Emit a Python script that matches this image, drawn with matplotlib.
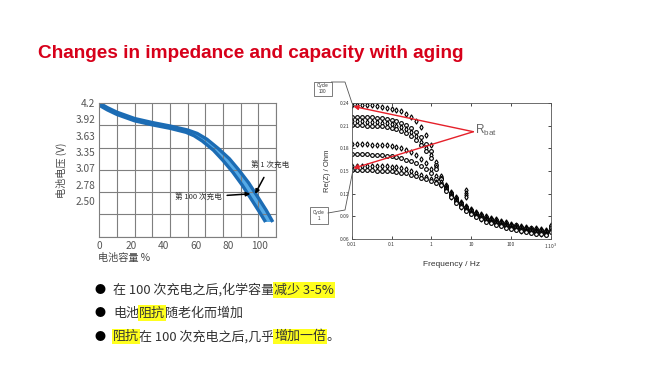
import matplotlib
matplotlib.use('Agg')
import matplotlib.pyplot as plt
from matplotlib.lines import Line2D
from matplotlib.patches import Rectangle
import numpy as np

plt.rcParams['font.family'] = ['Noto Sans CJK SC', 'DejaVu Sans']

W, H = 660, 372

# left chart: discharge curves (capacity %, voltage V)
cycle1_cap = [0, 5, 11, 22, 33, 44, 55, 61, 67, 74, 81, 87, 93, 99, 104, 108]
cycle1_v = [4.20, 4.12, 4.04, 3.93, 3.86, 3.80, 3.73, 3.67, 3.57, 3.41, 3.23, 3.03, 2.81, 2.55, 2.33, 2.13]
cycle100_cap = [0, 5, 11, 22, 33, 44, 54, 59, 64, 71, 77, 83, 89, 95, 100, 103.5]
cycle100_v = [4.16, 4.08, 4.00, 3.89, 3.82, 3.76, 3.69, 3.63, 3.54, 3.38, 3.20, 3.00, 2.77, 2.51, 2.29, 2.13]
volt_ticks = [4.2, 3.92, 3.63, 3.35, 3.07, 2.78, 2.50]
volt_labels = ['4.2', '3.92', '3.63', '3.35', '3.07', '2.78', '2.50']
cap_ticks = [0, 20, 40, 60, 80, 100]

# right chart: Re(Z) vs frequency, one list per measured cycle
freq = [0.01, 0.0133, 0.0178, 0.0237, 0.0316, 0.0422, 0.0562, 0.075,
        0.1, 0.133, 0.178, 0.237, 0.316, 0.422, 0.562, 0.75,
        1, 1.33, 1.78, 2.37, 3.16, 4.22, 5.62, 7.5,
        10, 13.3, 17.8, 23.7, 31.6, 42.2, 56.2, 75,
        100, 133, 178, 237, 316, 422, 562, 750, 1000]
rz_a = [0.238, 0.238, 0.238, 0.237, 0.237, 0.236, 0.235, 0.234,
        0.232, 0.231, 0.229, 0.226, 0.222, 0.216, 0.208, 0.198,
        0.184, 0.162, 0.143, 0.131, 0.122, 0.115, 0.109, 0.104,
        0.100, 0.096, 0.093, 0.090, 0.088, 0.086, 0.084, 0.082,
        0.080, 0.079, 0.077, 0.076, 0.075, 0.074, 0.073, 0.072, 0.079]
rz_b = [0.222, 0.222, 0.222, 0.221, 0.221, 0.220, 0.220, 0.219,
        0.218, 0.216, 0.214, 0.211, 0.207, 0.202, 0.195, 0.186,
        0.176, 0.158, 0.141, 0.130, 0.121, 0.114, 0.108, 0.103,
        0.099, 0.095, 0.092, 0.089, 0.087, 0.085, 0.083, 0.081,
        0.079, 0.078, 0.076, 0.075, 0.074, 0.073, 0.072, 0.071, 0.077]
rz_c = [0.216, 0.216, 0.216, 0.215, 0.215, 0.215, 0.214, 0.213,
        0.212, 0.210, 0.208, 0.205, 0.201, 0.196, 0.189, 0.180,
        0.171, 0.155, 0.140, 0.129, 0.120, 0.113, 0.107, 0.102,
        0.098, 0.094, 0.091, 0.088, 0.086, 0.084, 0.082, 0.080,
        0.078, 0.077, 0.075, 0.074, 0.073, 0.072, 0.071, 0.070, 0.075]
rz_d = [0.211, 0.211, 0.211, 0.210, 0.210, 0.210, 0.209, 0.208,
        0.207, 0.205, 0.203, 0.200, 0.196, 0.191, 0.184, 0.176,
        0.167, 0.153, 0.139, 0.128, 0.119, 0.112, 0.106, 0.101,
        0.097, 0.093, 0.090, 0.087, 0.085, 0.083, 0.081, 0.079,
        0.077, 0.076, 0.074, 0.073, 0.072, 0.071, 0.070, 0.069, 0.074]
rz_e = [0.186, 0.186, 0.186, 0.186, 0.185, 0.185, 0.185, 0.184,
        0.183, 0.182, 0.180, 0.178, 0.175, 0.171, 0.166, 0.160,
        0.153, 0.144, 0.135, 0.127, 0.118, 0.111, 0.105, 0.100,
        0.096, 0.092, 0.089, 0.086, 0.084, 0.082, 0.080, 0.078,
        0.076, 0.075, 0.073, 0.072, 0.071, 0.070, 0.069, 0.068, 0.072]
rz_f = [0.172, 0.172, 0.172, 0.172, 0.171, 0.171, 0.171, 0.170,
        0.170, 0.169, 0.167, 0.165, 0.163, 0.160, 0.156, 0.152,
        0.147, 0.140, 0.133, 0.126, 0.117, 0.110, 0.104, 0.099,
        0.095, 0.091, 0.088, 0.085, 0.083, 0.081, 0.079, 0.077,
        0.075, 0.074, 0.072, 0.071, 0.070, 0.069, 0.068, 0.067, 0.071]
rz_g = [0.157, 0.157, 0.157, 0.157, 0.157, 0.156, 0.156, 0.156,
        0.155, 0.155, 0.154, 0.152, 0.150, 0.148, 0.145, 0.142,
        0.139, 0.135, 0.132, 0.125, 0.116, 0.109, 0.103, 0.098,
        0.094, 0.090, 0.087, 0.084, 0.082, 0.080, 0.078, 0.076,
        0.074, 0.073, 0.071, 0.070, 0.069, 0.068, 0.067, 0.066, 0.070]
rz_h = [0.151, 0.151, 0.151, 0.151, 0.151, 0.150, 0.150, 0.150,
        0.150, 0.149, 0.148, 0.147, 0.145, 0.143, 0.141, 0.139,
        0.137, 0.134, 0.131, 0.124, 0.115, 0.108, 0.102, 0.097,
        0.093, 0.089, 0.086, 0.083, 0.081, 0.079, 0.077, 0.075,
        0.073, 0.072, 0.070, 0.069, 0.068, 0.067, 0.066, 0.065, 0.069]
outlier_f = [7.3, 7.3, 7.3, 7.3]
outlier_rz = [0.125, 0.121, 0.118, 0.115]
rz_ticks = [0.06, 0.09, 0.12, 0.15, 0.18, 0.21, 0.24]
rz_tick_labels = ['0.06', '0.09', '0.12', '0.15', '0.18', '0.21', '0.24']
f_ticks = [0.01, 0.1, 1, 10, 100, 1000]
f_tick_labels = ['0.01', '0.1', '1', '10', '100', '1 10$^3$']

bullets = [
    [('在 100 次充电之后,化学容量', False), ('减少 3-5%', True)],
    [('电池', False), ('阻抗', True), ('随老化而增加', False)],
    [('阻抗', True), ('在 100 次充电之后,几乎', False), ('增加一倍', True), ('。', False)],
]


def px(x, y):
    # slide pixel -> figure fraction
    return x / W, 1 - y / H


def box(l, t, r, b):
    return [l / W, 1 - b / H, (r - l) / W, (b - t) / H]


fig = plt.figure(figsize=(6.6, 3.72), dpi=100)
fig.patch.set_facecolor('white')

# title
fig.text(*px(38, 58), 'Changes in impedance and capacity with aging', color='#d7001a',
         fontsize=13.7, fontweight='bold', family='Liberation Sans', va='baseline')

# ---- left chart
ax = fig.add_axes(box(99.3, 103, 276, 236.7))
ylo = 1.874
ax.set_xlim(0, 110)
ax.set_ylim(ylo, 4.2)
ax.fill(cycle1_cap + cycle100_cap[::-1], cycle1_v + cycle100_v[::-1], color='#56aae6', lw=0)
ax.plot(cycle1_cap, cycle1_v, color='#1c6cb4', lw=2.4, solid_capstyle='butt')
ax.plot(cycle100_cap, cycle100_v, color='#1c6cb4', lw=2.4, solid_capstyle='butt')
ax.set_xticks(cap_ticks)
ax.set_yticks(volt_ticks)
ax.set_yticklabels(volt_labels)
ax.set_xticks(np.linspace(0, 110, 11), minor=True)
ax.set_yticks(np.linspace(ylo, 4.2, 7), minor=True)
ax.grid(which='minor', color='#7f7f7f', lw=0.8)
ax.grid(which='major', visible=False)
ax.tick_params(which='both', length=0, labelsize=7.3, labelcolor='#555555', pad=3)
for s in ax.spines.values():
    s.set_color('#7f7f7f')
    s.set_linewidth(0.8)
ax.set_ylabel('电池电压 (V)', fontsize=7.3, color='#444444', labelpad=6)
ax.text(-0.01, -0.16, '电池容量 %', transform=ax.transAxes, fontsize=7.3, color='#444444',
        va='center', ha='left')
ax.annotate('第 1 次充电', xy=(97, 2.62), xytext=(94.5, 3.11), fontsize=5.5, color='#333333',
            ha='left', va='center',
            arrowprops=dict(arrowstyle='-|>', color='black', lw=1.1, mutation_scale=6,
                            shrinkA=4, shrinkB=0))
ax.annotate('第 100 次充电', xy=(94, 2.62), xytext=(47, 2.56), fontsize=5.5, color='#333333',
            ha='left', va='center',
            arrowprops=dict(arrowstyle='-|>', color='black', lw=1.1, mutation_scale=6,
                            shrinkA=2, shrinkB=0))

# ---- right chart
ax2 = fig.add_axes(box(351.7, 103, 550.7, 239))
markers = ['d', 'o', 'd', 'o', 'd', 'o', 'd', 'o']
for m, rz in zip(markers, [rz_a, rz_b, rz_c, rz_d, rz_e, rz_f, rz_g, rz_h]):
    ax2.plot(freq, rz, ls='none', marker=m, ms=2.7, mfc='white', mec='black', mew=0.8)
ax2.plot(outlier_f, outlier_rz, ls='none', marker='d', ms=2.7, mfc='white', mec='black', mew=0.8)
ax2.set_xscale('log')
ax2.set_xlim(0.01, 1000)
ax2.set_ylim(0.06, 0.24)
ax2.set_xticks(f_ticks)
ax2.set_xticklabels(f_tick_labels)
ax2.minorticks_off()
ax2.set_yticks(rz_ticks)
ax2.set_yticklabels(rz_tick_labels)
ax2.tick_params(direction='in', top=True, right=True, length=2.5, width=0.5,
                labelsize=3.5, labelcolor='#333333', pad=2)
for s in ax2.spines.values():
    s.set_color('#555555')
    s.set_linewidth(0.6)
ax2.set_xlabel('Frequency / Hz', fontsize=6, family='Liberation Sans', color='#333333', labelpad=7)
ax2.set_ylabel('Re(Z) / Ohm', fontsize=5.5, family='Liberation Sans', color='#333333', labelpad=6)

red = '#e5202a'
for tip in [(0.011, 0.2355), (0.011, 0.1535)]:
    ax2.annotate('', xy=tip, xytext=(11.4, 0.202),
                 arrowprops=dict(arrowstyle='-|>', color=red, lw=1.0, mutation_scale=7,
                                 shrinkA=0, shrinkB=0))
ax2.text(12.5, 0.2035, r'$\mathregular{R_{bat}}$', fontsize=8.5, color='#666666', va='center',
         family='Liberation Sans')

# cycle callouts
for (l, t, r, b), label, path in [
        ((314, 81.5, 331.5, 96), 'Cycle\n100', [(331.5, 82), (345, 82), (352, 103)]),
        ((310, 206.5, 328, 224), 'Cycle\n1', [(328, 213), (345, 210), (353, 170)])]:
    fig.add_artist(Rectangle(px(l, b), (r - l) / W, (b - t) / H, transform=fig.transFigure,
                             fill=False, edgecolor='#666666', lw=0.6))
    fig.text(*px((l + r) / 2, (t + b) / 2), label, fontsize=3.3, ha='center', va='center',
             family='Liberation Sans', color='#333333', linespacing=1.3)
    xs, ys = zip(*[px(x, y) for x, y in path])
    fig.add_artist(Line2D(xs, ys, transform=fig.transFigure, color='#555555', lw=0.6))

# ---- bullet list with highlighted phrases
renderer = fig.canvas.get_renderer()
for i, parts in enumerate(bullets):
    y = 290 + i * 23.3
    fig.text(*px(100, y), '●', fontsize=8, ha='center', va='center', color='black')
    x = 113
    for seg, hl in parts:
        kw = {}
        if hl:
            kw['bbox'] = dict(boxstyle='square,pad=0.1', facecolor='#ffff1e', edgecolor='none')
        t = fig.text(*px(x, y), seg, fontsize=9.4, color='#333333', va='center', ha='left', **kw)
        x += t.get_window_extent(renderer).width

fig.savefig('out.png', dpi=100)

» **Exercise**:
Give again, word for word, every line from the top of the data through the line with "cap_ticks = [0, 20, 40, 60, 80, 100]", both ends included, and exclude the pictures.

» **Task response**:
Emit a Python script that matches this image, drawn with matplotlib.
import matplotlib
matplotlib.use('Agg')
import matplotlib.pyplot as plt
from matplotlib.lines import Line2D
from matplotlib.patches import Rectangle
import numpy as np

plt.rcParams['font.family'] = ['Noto Sans CJK SC', 'DejaVu Sans']

W, H = 660, 372

# left chart: discharge curves (capacity %, voltage V)
cycle1_cap = [0, 5, 11, 22, 33, 44, 55, 61, 67, 74, 81, 87, 93, 99, 104, 108]
cycle1_v = [4.20, 4.12, 4.04, 3.93, 3.86, 3.80, 3.73, 3.67, 3.57, 3.41, 3.23, 3.03, 2.81, 2.55, 2.33, 2.13]
cycle100_cap = [0, 5, 11, 22, 33, 44, 54, 59, 64, 71, 77, 83, 89, 95, 100, 103.5]
cycle100_v = [4.16, 4.08, 4.00, 3.89, 3.82, 3.76, 3.69, 3.63, 3.54, 3.38, 3.20, 3.00, 2.77, 2.51, 2.29, 2.13]
volt_ticks = [4.2, 3.92, 3.63, 3.35, 3.07, 2.78, 2.50]
volt_labels = ['4.2', '3.92', '3.63', '3.35', '3.07', '2.78', '2.50']
cap_ticks = [0, 20, 40, 60, 80, 100]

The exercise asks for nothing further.